---------- Given information

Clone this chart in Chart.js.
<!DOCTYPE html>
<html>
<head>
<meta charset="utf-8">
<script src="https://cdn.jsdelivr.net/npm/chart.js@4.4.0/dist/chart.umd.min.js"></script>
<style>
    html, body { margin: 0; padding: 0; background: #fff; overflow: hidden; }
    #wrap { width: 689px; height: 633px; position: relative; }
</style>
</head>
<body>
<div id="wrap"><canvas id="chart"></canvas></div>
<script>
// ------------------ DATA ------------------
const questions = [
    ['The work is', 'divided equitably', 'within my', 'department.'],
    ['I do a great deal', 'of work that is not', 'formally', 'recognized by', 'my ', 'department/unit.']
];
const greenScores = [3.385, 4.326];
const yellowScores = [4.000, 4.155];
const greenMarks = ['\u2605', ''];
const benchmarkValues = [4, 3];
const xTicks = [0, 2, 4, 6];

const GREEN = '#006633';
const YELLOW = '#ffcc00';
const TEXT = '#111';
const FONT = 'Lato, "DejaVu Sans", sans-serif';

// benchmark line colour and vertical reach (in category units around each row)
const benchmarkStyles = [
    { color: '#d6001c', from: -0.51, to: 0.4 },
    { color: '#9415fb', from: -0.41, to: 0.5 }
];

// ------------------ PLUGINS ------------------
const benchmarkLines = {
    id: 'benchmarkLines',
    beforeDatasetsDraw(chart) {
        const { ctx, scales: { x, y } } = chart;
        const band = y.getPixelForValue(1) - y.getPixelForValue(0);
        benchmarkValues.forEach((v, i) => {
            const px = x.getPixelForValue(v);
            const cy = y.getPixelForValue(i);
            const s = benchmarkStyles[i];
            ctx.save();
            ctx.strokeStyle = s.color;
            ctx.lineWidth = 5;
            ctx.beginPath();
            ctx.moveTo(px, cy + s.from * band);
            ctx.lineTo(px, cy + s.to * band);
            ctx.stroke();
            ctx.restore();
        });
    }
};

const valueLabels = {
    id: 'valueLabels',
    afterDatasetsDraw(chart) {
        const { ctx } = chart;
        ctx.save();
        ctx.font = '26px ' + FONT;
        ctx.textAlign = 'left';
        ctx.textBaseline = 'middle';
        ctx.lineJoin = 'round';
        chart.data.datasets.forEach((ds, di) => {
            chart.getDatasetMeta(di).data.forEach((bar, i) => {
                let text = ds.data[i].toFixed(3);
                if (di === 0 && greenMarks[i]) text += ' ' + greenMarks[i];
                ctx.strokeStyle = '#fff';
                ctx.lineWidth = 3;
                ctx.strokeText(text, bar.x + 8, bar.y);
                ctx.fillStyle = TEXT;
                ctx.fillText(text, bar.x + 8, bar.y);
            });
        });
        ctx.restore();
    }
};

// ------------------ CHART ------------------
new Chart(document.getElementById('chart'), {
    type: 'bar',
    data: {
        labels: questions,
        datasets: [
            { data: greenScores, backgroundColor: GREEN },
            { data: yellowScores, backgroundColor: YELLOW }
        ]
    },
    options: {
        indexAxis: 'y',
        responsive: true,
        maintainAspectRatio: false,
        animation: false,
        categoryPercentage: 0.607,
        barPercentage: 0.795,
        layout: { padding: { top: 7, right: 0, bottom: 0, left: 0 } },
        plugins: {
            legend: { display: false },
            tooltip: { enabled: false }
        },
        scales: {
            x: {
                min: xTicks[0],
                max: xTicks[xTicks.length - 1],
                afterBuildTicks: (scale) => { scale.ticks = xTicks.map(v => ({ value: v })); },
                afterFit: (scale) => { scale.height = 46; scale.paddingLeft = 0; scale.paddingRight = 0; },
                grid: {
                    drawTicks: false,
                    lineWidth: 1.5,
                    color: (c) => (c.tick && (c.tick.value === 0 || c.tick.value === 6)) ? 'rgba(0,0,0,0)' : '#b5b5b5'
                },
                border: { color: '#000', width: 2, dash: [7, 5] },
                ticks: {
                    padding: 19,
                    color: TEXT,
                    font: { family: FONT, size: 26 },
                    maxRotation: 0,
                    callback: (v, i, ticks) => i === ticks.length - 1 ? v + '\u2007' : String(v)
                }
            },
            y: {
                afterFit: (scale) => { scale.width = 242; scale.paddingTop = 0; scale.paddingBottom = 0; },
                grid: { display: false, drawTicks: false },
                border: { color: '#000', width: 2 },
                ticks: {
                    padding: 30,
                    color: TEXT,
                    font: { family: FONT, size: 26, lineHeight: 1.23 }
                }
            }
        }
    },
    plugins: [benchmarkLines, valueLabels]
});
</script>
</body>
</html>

--------------------

Aim –
Give back the data above exactly as it appears.

Answer below –
Clone this chart in Chart.js.
<!DOCTYPE html>
<html>
<head>
<meta charset="utf-8">
<script src="https://cdn.jsdelivr.net/npm/chart.js@4.4.0/dist/chart.umd.min.js"></script>
<style>
    html, body { margin: 0; padding: 0; background: #fff; overflow: hidden; }
    #wrap { width: 689px; height: 633px; position: relative; }
</style>
</head>
<body>
<div id="wrap"><canvas id="chart"></canvas></div>
<script>
// ------------------ DATA ------------------
const questions = [
    ['The work is', 'divided equitably', 'within my', 'department.'],
    ['I do a great deal', 'of work that is not', 'formally', 'recognized by', 'my ', 'department/unit.']
];
const greenScores = [3.385, 4.326];
const yellowScores = [4.000, 4.155];
const greenMarks = ['\u2605', ''];
const benchmarkValues = [4, 3];
const xTicks = [0, 2, 4, 6];

const GREEN = '#006633';
const YELLOW = '#ffcc00';
const TEXT = '#111';
const FONT = 'Lato, "DejaVu Sans", sans-serif';

// benchmark line colour and vertical reach (in category units around each row)
const benchmarkStyles = [
    { color: '#d6001c', from: -0.51, to: 0.4 },
    { color: '#9415fb', from: -0.41, to: 0.5 }
];

// ------------------ PLUGINS ------------------
const benchmarkLines = {
    id: 'benchmarkLines',
    beforeDatasetsDraw(chart) {
        const { ctx, scales: { x, y } } = chart;
        const band = y.getPixelForValue(1) - y.getPixelForValue(0);
        benchmarkValues.forEach((v, i) => {
            const px = x.getPixelForValue(v);
            const cy = y.getPixelForValue(i);
            const s = benchmarkStyles[i];
            ctx.save();
            ctx.strokeStyle = s.color;
            ctx.lineWidth = 5;
            ctx.beginPath();
            ctx.moveTo(px, cy + s.from * band);
            ctx.lineTo(px, cy + s.to * band);
            ctx.stroke();
            ctx.restore();
        });
    }
};

const valueLabels = {
    id: 'valueLabels',
    afterDatasetsDraw(chart) {
        const { ctx } = chart;
        ctx.save();
        ctx.font = '26px ' + FONT;
        ctx.textAlign = 'left';
        ctx.textBaseline = 'middle';
        ctx.lineJoin = 'round';
        chart.data.datasets.forEach((ds, di) => {
            chart.getDatasetMeta(di).data.forEach((bar, i) => {
                let text = ds.data[i].toFixed(3);
                if (di === 0 && greenMarks[i]) text += ' ' + greenMarks[i];
                ctx.strokeStyle = '#fff';
                ctx.lineWidth = 3;
                ctx.strokeText(text, bar.x + 8, bar.y);
                ctx.fillStyle = TEXT;
                ctx.fillText(text, bar.x + 8, bar.y);
            });
        });
        ctx.restore();
    }
};

// ------------------ CHART ------------------
new Chart(document.getElementById('chart'), {
    type: 'bar',
    data: {
        labels: questions,
        datasets: [
            { data: greenScores, backgroundColor: GREEN },
            { data: yellowScores, backgroundColor: YELLOW }
        ]
    },
    options: {
        indexAxis: 'y',
        responsive: true,
        maintainAspectRatio: false,
        animation: false,
        categoryPercentage: 0.607,
        barPercentage: 0.795,
        layout: { padding: { top: 7, right: 0, bottom: 0, left: 0 } },
        plugins: {
            legend: { display: false },
            tooltip: { enabled: false }
        },
        scales: {
            x: {
                min: xTicks[0],
                max: xTicks[xTicks.length - 1],
                afterBuildTicks: (scale) => { scale.ticks = xTicks.map(v => ({ value: v })); },
                afterFit: (scale) => { scale.height = 46; scale.paddingLeft = 0; scale.paddingRight = 0; },
                grid: {
                    drawTicks: false,
                    lineWidth: 1.5,
                    color: (c) => (c.tick && (c.tick.value === 0 || c.tick.value === 6)) ? 'rgba(0,0,0,0)' : '#b5b5b5'
                },
                border: { color: '#000', width: 2, dash: [7, 5] },
                ticks: {
                    padding: 19,
                    color: TEXT,
                    font: { family: FONT, size: 26 },
                    maxRotation: 0,
                    callback: (v, i, ticks) => i === ticks.length - 1 ? v + '\u2007' : String(v)
                }
            },
            y: {
                afterFit: (scale) => { scale.width = 242; scale.paddingTop = 0; scale.paddingBottom = 0; },
                grid: { display: false, drawTicks: false },
                border: { color: '#000', width: 2 },
                ticks: {
                    padding: 30,
                    color: TEXT,
                    font: { family: FONT, size: 26, lineHeight: 1.23 }
                }
            }
        }
    },
    plugins: [benchmarkLines, valueLabels]
});
</script>
</body>
</html>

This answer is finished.